Fosse captures the madness of the moment with his relentless staccato sentences:
Now I mustn’t be seen because if anyone sees me they’ll suspect me of the killing. Now I can’t let anyone see me. I hurry up the drive, stop, look down the road, up the road, but I can’t see anyone and don’t hear any cars. . . . I cross the road and start down the path. . . . And now he’s going to die, it’s going to be soon, he’s killed my dog and now he’s going to die. . . . I see my boat floating near the shore. . . . I go out onto the landing. I pull the boat in and then carefully put the pitchfork in the front of the boat.
Fosse brings the same passion and the same commitment to his characters into the first two volumes of The Other Name. There is virtually no plot. Style is more important than story.
As the title suggests, there appear to be characters who share a name. The novels drown in doppelgängers. The primary one is Asle, a widower (his wife’s name was Asles—this is not the last time that names look alike) and painter living alone in the village of Dylgja. He has infrequent contact with a nearby neighbor, Asleik, from whom he gets lutefisk and lamb ribs. Asle gives Asleik paintings to gift to his sister, Guro, perhaps as penance for what might have been a presumed affair.
Another Asle (call him Asle 2), also a painter, lives thirty miles south of Dylgja, in the city of Bjorgvin. Over the two days of the two-part volume, Asle 1 travels back and forth between both sites in order to deliver some of his paintings to the Beyer Gallery. During his trips, he reflects on past events, some of which may be real memories and some of which may be imagined.
Three provocative sequences include seductive images on a swing, a seesaw, and in a sandpit. There is a lyricism to the prose at the same time that it has a sexual connotation. One “grown-up child” pushes another higher and higher until she/Asles is “soaring and moving, hanging in the air,” then he/Asle 1 pummels her into the ground until their heartbeats can’t be separated from their breathing, then they lie in “bra and purple skirt” under his “long black coat,” which he/Asle 1 always wears.
It is sometimes difficult, sometimes confusing to sort out truth from fiction. Neither the narrator nor the reader is certain whether these events happened “sometime in the past” or are “just something [he’s] dreaming.” Or, in fact, is it “happening now in reality” to a couple Asle 1 is watching at a roadside viewing spot?
What is clear is that the Asle from Dylgja is a painter who prays. The same description of painting opens both parts of The Other Name.

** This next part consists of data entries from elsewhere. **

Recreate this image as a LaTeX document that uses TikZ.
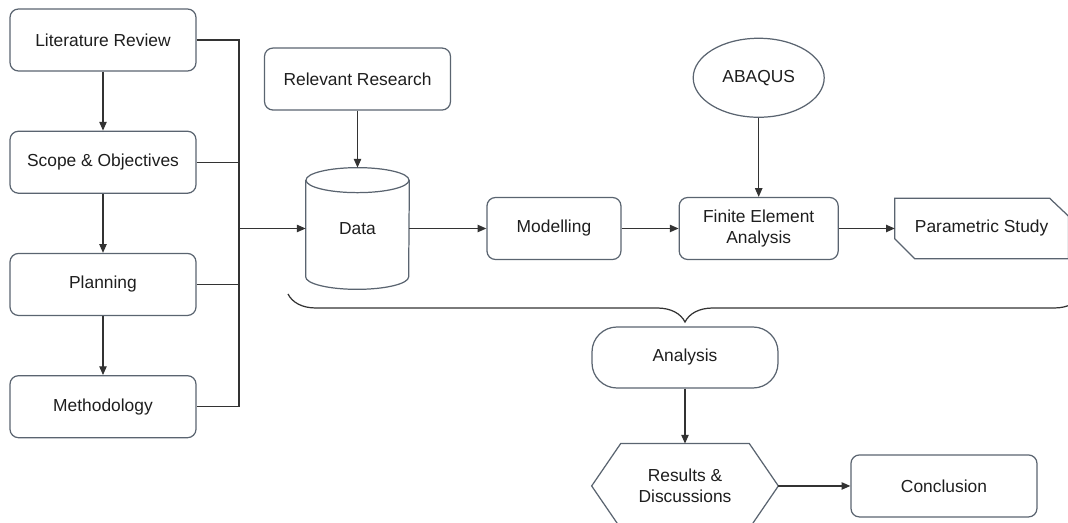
\documentclass[tikz,border=0pt]{standalone}
\usepackage{fontspec}
\setmainfont{Liberation Sans}
\usepackage{xcolor}
\usepackage{tikz}
\usetikzlibrary{arrows.meta,positioning,shapes.geometric,decorations.pathreplacing,backgrounds}
\definecolor{rim}{HTML}{5A6470}
\definecolor{wire}{HTML}{333333}
\definecolor{ink}{HTML}{1E1E1E}

\begin{document}
\begin{tikzpicture}[
  node distance=1.18cm and 1.5cm,
  every node/.style={font=\fontsize{9.9}{12}\selectfont, text=ink},
  box/.style={draw=rim, line width=0.7pt, rectangle, rounded corners=0.17cm,
              minimum width=3.72cm, minimum height=1.24cm, align=center},
  plain/.style={rectangle, minimum height=1.2cm, align=center, inner sep=0pt},
  oval/.style={draw=rim, line width=0.7pt, ellipse, minimum width=2.62cm,
               minimum height=1.58cm, inner sep=0pt},
  pill/.style={box, rounded corners=0.5cm, minimum height=1.22cm},
  outline/.style={draw=rim, line width=0.7pt, fill=white},
  line/.style={wire, line width=0.7pt},
  arr/.style={line, -{Triangle[length=5pt, width=4.2pt]}},
  curly/.style={line, decorate, decoration={brace, mirror, amplitude=0.56cm}}
]
\useasboundingbox (0,0) rectangle (21.36,-10.46);

% Nodes
\node[box] (lit) at (2.06,-0.80) {Literature Review};
\node[box, below=of lit] (scope) {Scope \& Objectives};
\node[box, below=of scope] (plan) {Planning};
\node[box, below=of plan] (meth) {Methodology};

\node[plain, minimum width=2.06cm, minimum height=2.42cm] (data) at (7.15,-4.57) {Data};
\node[box, above=1.14cm of data] (research) {Relevant Research};
\node[box, right=1.54cm of data, minimum width=2.68cm] (model) {Modelling};
\node[box, right=1.14cm of model, minimum width=3.18cm] (fea) {Finite Element\\Analysis};
\node[oval, above=1.58cm of fea] (abaqus) {ABAQUS};
\node[plain, right=1.12cm of fea, minimum width=3.46cm] (param) {Parametric Study};

\node[pill] (analysis) at (13.70,-7.15) {Analysis};
\node[plain, below=1.1cm of analysis, minimum width=3.72cm, minimum height=1.68cm] (res) {Results \&\\Discussions};
\node[box, right=1.44cm of res] (concl) {Conclusion};

% Drawn outlines (cylinder, tag, hexagon)
\begin{scope}[on background layer]
\path[outline] ([yshift=-0.25cm]data.north west) -- ([yshift=0.25cm]data.south west)
  arc[start angle=180, end angle=360, x radius=1.03cm, y radius=0.25cm]
  -- ([yshift=-0.25cm]data.north east);
\path[outline] ([yshift=-0.25cm]data.north) ellipse[x radius=1.03cm, y radius=0.25cm];
\path[outline] (param.north west) -- ([xshift=-0.38cm]param.north east)
  -- ([yshift=-0.36cm]param.north east) -- (param.south east)
  -- ([xshift=0.4cm]param.south west) -- ([yshift=0.4cm]param.south west) -- cycle;
\path[outline] (res.west) -- ([xshift=0.58cm]res.north west) -- ([xshift=-0.58cm]res.north east)
  -- (res.east) -- ([xshift=-0.58cm]res.south east) -- ([xshift=0.58cm]res.south west) -- cycle;
\end{scope}

% Left column
\draw[arr] (lit) -- (scope);
\draw[arr] (scope) -- (plan);
\draw[arr] (plan) -- (meth);

% Collector bus into data
\coordinate (busx) at (4.78,0);
\draw[line] (lit.east) -- (lit.east -| busx) -- (meth.east -| busx) -- (meth.east);
\draw[line] (scope.east) -- (scope.east -| busx);
\draw[line] (plan.east) -- (plan.east -| busx);
\draw[arr] (data.west -| busx) -- (data.west);

% Main row
\draw[arr] (research) -- (data);
\draw[arr] (data) -- (model);
\draw[arr] (model) -- (fea);
\draw[arr] (abaqus) -- (fea);
\draw[arr] (fea) -- (param);

% Brace and results
\coordinate (bl) at (5.76,-5.88);
\coordinate (br) at (21.64,-5.88);
\draw[curly] (bl) -- (br);
\draw[arr] (analysis) -- (res);
\draw[arr] (res.east) -- (concl.west);

\end{tikzpicture}
\end{document}
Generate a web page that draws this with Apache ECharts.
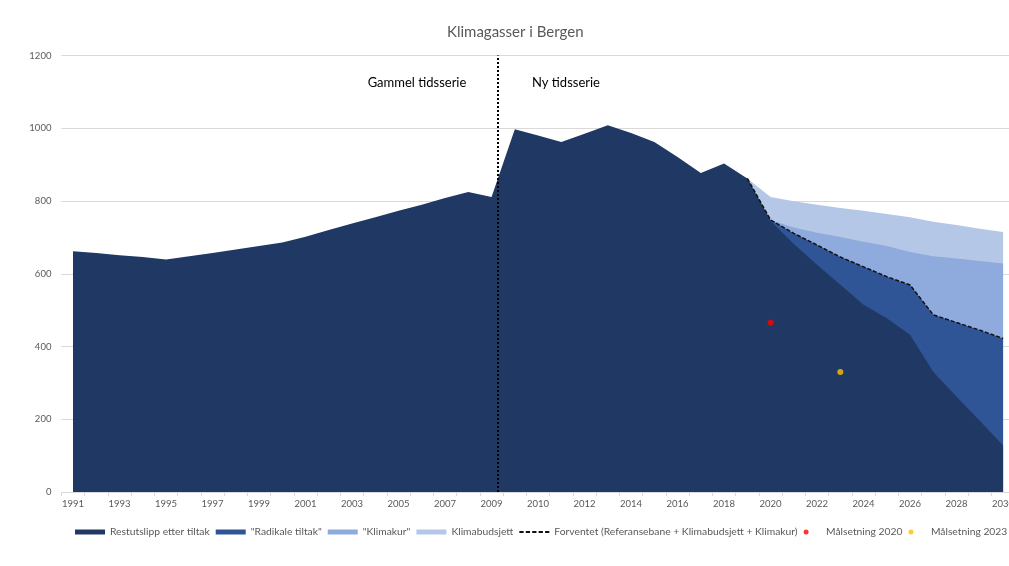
<!DOCTYPE html>
<html>
<head>
<meta charset="utf-8">
<script src="https://cdn.jsdelivr.net/npm/echarts@6/dist/echarts.min.js"></script>
<style>
html,body{margin:0;padding:0;background:#fff;}
#chart{width:1009px;height:566px;}
</style>
</head>
<body>
<div id="chart"></div>
<script>
// Categories: old series 1991-2009, then new series starting again at 2009
const categories = ['1991','1992','1993','1994','1995','1996','1997','1998','1999','2000',
  '2001','2002','2003','2004','2005','2006','2007','2008','2009',
  '2009','2010','2011','2012','2013','2014','2015','2016','2017','2018','2019',
  '2020','2021','2022','2023','2024','2025','2026','2027','2028','2029','2030'];

const yTicks = [0, 200, 400, 600, 800, 1000, 1200];

// Restutslipp etter tiltak (whole period)
const restutslipp = [662,657,651,646,639,648,657,667,676,686,
  702,720,738,755,773,790,808,825,811,
  997,980,962,985,1008,987,962,921,877,903,862,
  745,682,625,570,515,478,432,330,262,196,128];

// Projection years (2019-2030), values are the top edge of each layer
const projYears = ['2019','2020','2021','2022','2023','2024','2025','2026','2027','2028','2029','2030'];
const radikaleTop = [862,748,711,679,646,619,592,569,487,466,445,422];
const klimakurTop = [862,748,727,713,701,688,676,660,648,642,635,628];
const klimabudsjettTop = [862,811,799,790,781,773,764,755,743,734,724,715];
const forventet = [862,748,711,679,646,619,592,569,487,466,445,422];

const malsetning2020 = [['2020', 465]];
const malsetning2023 = [['2023', 330]];

const seriesBreak = 18.25; // between old and new time series

const projStart = categories.lastIndexOf(projYears[0]);
const padProj = arr => categories.map((c, i) => i < projStart ? null : arr[i - projStart]);

const FONT = 'Lato, "Open Sans", sans-serif';
const names = {
  rest: 'Restutslipp etter tiltak',
  rad: '"Radikale tiltak"',
  kk: '"Klimakur"',
  kb: 'Klimabudsjett',
  fv: 'Forventet (Referansebane + Klimabudsjett + Klimakur)',
  m20: 'Målsetning 2020',
  m23: 'Målsetning 2023'
};
const areaSeries = (name, data, color) => ({
  name, type: 'line', data, showSymbol: false, symbol: 'none',
  lineStyle: { width: 0, color }, itemStyle: { color },
  areaStyle: { color, opacity: 1 }, emphasis: { disabled: true }
});
const dashIcon = 'path://M0 0H4V2H0Z M6 0H10V2H6Z M12 0H16V2H12Z M18 0H22V2H18Z M24 0H28V2H24Z';

const chart = echarts.init(document.getElementById('chart'));
chart.setOption({
  animation: false,
  backgroundColor: '#fff',
  textStyle: { fontFamily: FONT },
  title: {
    text: 'Klimagasser i Bergen', left: 442, top: 20,
    textStyle: { fontSize: 15, fontWeight: 'normal', color: '#595959', fontFamily: FONT }
  },
  grid: { left: 61.4, width: 953.3, top: 55.5, bottom: 74, containLabel: false, outerBoundsMode: 'none' },
  xAxis: [{
    type: 'category', data: categories, boundaryGap: true,
    axisLine: { lineStyle: { color: '#D9D9D9' } },
    axisTick: { show: true, interval: 0, length: 4, lineStyle: { color: '#D9D9D9' } },
    axisLabel: { interval: 1, color: '#595959', fontSize: 9.5, margin: 7, fontFamily: FONT, hideOverlap: false }
  }, {
    type: 'value', min: -0.5, max: categories.length - 0.5, show: false
  }],
  yAxis: {
    type: 'value', min: yTicks[0], max: yTicks[yTicks.length - 1], interval: 200,
    axisLine: { show: false }, axisTick: { show: false },
    axisLabel: { color: '#595959', fontSize: 9.5, margin: 10, fontFamily: FONT, formatter: v => String(v) },
    splitLine: { lineStyle: { color: '#D9D9D9' } }
  },
  legend: {
    left: 70, top: 522, itemWidth: 30, itemHeight: 5, itemGap: 6,
    textStyle: { color: '#595959', fontSize: 10.3, fontFamily: FONT },
    data: [
      { name: names.rest, icon: 'rect' },
      { name: names.rad, icon: 'rect' },
      { name: names.kk, icon: 'rect' },
      { name: names.kb, icon: 'rect' },
      { name: names.fv, icon: dashIcon },
      { name: names.m20, icon: 'circle' },
      { name: names.m23, icon: 'circle' }
    ]
  },
  graphic: [
    { type: 'text', x: 417, y: 83, silent: true,
      style: { text: 'Gammel tidsserie', textAlign: 'center', textVerticalAlign: 'middle', font: '13px ' + FONT, fill: '#000' } },
    { type: 'text', x: 566, y: 83, silent: true,
      style: { text: 'Ny tidsserie', textAlign: 'center', textVerticalAlign: 'middle', font: '13px ' + FONT, fill: '#000' } }
  ],
  series: [
    areaSeries(names.kb, padProj(klimabudsjettTop), '#B4C7E7'),
    areaSeries(names.kk, padProj(klimakurTop), '#8FAADC'),
    areaSeries(names.rad, padProj(radikaleTop), '#2F5597'),
    areaSeries(names.rest, restutslipp, '#203864'),
    {
      name: names.fv, type: 'line', data: padProj(forventet), symbol: 'none', showSymbol: false,
      lineStyle: { color: '#111', width: 1.5, type: [4, 2] }, itemStyle: { color: '#111' },
      emphasis: { disabled: true }
    },
    {
      name: names.m20, type: 'scatter', data: malsetning2020, symbolSize: 6,
      itemStyle: { color: '#FF0000' }, z: 5
    },
    {
      name: names.m23, type: 'scatter', data: malsetning2023, symbolSize: 6,
      itemStyle: { color: '#FFC000' }, z: 5
    },
    {
      type: 'line', xAxisIndex: 1, data: [], silent: true,
      markLine: {
        silent: true, symbol: ['none', 'none'], label: { show: false },
        lineStyle: { color: '#000', width: 2, type: [2, 2] },
        data: [{ xAxis: seriesBreak }]
      }, z: 6
    }
  ]
});
</script>
</body>
</html>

It is “two lines that cross in the middle, one purple line, one brown line.” It comes to be seen as St. Andrew’s Cross with sadomasochistic iconography. For Asle, it also contains a spiritualness, a “shining darkness” that he’s always trying to paint. He seeks “something of God in everything . . . the invisible in the visible.”
These first two parts of the series close with the counting of the rosary, the narrator holding a “brown wooden cross” between thumb and finger, reciting a prayer, breathing in and out, asking for mercy. In that Asle knows the light in the darkness illuminates the hidden subject, the same can be said for The Other Name. Out of the darkness of the deep prose comes the saving light of the penitent.
The Other Name: Septology I–II evokes the stunning autofiction of Fosse’s fellow Norwegian writers, Karl Ove Knausgaard’s (once Fosse’s creative-writing student) monumental My Struggle and Vigdis Hjorth’s controversial Will and Testament. Its striking characters and whiplash prose make for compulsive reading, engrossing from the start, unforgettable at the end. It is cerebral, challenging, and rewarding. It’s like reading an M. C. Escher print. It is a captivating meta-experience that leaves the reader Waiting for Fosse.